Start of Information supplied

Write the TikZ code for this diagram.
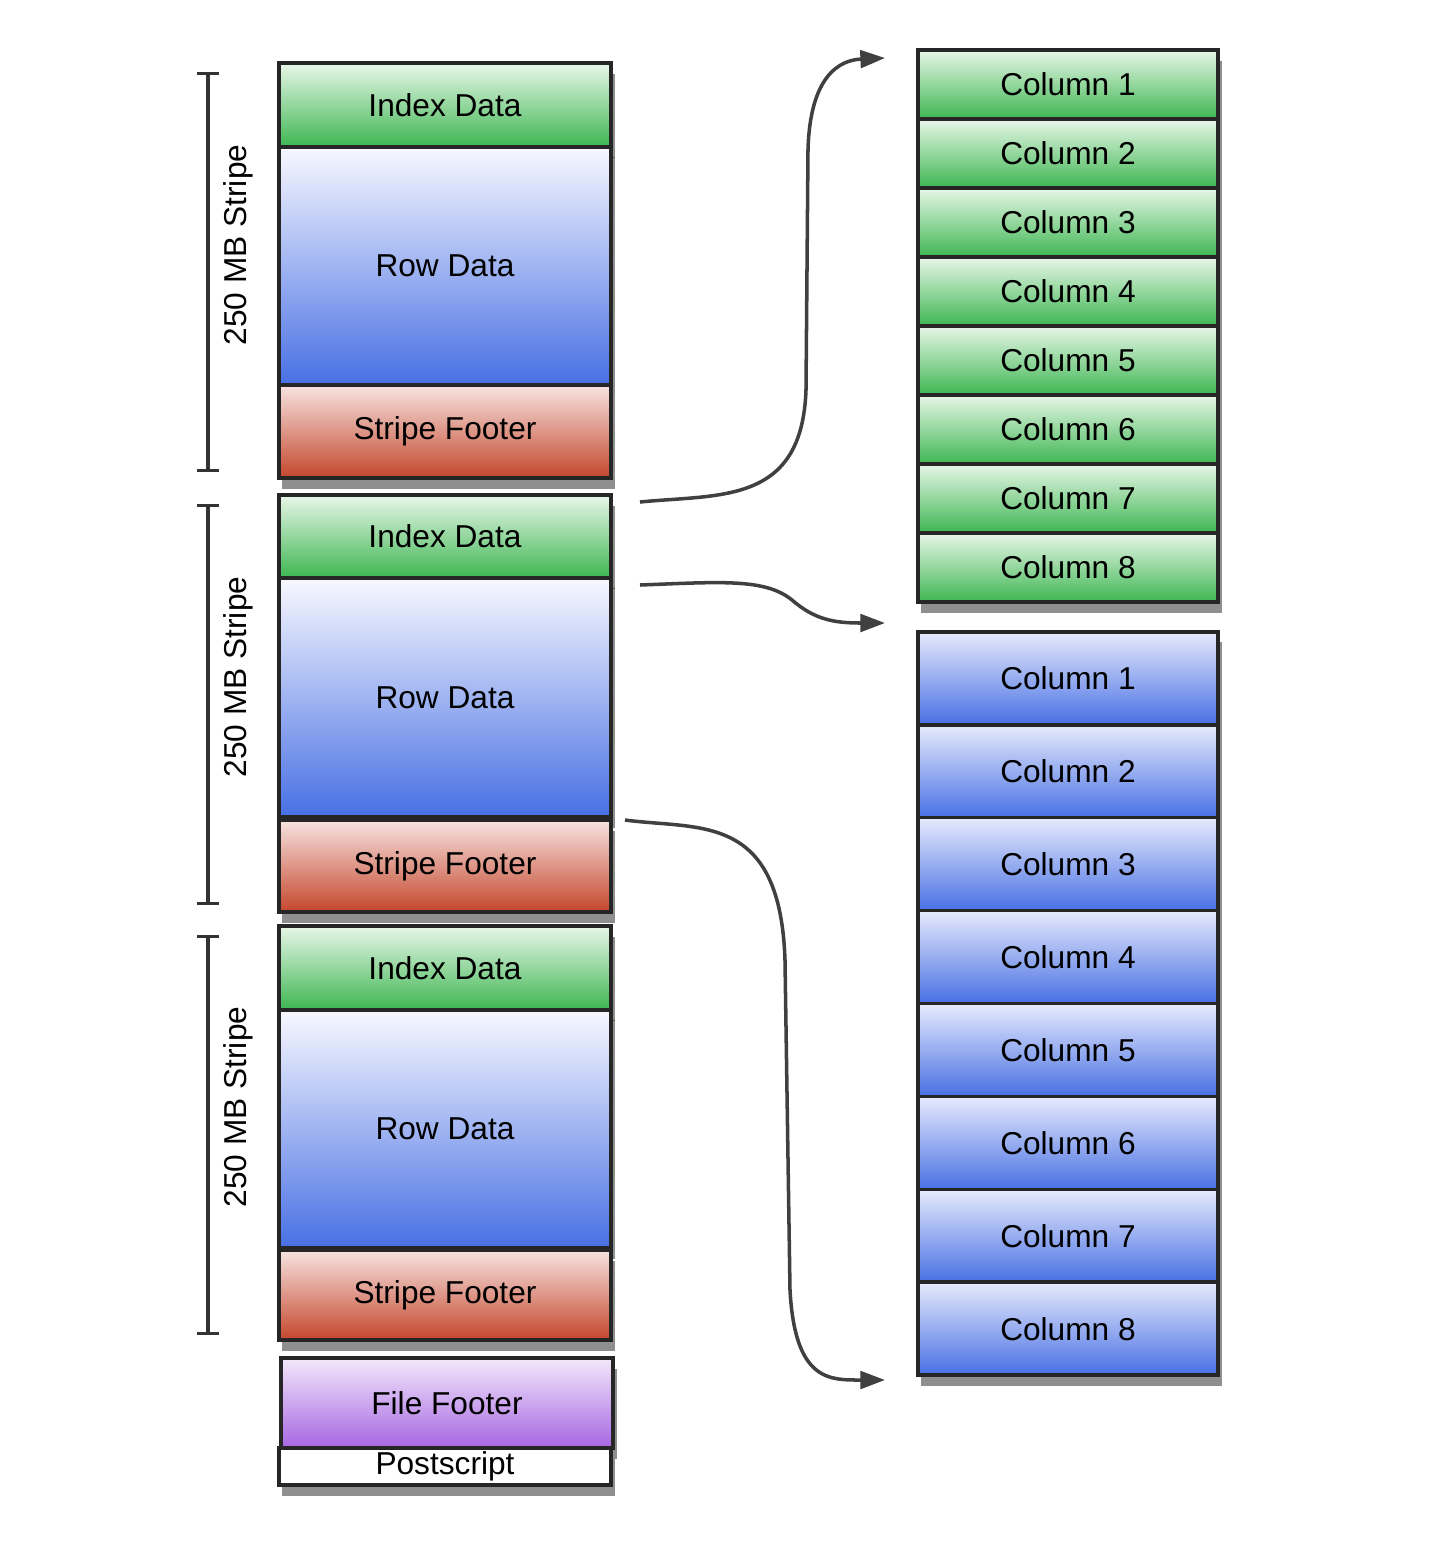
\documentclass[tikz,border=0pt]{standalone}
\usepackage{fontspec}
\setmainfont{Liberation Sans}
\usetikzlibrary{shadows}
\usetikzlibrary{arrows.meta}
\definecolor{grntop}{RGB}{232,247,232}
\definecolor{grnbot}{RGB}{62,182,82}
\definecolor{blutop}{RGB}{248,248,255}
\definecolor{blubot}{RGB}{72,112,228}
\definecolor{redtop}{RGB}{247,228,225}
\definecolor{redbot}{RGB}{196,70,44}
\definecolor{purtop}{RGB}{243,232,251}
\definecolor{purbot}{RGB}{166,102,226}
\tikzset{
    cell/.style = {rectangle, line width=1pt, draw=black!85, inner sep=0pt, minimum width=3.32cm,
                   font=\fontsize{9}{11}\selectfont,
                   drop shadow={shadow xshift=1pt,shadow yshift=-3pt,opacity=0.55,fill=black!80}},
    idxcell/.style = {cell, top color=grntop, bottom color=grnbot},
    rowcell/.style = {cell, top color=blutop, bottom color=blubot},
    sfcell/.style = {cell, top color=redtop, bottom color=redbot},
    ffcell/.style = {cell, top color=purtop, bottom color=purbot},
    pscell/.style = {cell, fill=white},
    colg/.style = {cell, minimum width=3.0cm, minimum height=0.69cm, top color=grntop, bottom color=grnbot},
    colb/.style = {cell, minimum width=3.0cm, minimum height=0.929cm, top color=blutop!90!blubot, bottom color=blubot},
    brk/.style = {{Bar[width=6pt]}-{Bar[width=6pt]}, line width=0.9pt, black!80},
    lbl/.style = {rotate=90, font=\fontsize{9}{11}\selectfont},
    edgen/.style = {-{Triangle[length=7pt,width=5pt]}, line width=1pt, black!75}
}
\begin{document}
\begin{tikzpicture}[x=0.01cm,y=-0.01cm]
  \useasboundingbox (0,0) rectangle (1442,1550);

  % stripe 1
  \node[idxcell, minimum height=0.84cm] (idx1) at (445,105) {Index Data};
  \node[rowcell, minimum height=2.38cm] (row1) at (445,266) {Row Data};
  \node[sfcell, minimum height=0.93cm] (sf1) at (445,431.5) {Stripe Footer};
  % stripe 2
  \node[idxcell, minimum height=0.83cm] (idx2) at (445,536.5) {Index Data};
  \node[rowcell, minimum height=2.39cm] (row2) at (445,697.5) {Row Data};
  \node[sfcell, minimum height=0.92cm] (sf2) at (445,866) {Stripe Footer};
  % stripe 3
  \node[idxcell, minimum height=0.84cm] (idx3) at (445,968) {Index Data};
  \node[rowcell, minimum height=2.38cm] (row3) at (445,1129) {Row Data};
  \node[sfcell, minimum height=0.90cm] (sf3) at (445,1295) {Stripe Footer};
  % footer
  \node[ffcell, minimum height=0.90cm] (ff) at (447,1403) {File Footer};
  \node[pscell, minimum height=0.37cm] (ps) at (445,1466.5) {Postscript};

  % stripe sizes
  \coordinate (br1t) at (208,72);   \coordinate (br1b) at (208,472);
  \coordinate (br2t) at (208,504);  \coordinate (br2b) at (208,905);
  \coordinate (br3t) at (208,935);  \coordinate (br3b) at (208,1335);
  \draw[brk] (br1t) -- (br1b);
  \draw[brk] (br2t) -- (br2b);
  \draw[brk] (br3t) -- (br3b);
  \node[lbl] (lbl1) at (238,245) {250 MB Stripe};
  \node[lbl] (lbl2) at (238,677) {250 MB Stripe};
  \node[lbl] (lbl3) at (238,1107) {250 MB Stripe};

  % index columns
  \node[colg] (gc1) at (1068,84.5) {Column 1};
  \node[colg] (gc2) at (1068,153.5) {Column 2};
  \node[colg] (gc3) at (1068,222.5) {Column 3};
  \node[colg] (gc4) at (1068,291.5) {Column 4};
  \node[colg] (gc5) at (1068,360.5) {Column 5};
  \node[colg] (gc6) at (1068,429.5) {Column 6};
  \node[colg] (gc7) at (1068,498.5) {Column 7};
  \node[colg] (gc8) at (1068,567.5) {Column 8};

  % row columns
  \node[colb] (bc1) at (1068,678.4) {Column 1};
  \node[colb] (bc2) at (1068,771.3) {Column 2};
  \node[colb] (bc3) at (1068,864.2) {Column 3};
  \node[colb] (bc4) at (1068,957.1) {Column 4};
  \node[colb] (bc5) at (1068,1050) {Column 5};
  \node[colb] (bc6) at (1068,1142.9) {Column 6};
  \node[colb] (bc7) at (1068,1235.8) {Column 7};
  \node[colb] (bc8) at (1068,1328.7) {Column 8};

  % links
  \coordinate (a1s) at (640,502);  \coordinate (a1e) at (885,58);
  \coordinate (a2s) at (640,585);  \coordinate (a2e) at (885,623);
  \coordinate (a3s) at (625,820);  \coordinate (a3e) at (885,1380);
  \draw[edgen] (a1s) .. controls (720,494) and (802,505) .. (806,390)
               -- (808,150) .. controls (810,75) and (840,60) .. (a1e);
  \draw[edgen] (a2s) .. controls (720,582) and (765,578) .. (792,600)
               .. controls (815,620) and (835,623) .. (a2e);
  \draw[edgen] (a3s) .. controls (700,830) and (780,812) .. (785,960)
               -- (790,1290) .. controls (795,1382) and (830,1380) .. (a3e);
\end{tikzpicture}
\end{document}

End of Information supplied

Return only the lines from the start of the data through the line that contains "(0,0) rectangle (1442,1550);", please, copying them exactly and omitting all pictures.

◆ The response:
Write the TikZ code for this diagram.
\documentclass[tikz,border=0pt]{standalone}
\usepackage{fontspec}
\setmainfont{Liberation Sans}
\usetikzlibrary{shadows}
\usetikzlibrary{arrows.meta}
\definecolor{grntop}{RGB}{232,247,232}
\definecolor{grnbot}{RGB}{62,182,82}
\definecolor{blutop}{RGB}{248,248,255}
\definecolor{blubot}{RGB}{72,112,228}
\definecolor{redtop}{RGB}{247,228,225}
\definecolor{redbot}{RGB}{196,70,44}
\definecolor{purtop}{RGB}{243,232,251}
\definecolor{purbot}{RGB}{166,102,226}
\tikzset{
    cell/.style = {rectangle, line width=1pt, draw=black!85, inner sep=0pt, minimum width=3.32cm,
                   font=\fontsize{9}{11}\selectfont,
                   drop shadow={shadow xshift=1pt,shadow yshift=-3pt,opacity=0.55,fill=black!80}},
    idxcell/.style = {cell, top color=grntop, bottom color=grnbot},
    rowcell/.style = {cell, top color=blutop, bottom color=blubot},
    sfcell/.style = {cell, top color=redtop, bottom color=redbot},
    ffcell/.style = {cell, top color=purtop, bottom color=purbot},
    pscell/.style = {cell, fill=white},
    colg/.style = {cell, minimum width=3.0cm, minimum height=0.69cm, top color=grntop, bottom color=grnbot},
    colb/.style = {cell, minimum width=3.0cm, minimum height=0.929cm, top color=blutop!90!blubot, bottom color=blubot},
    brk/.style = {{Bar[width=6pt]}-{Bar[width=6pt]}, line width=0.9pt, black!80},
    lbl/.style = {rotate=90, font=\fontsize{9}{11}\selectfont},
    edgen/.style = {-{Triangle[length=7pt,width=5pt]}, line width=1pt, black!75}
}
\begin{document}
\begin{tikzpicture}[x=0.01cm,y=-0.01cm]
  \useasboundingbox (0,0) rectangle (1442,1550);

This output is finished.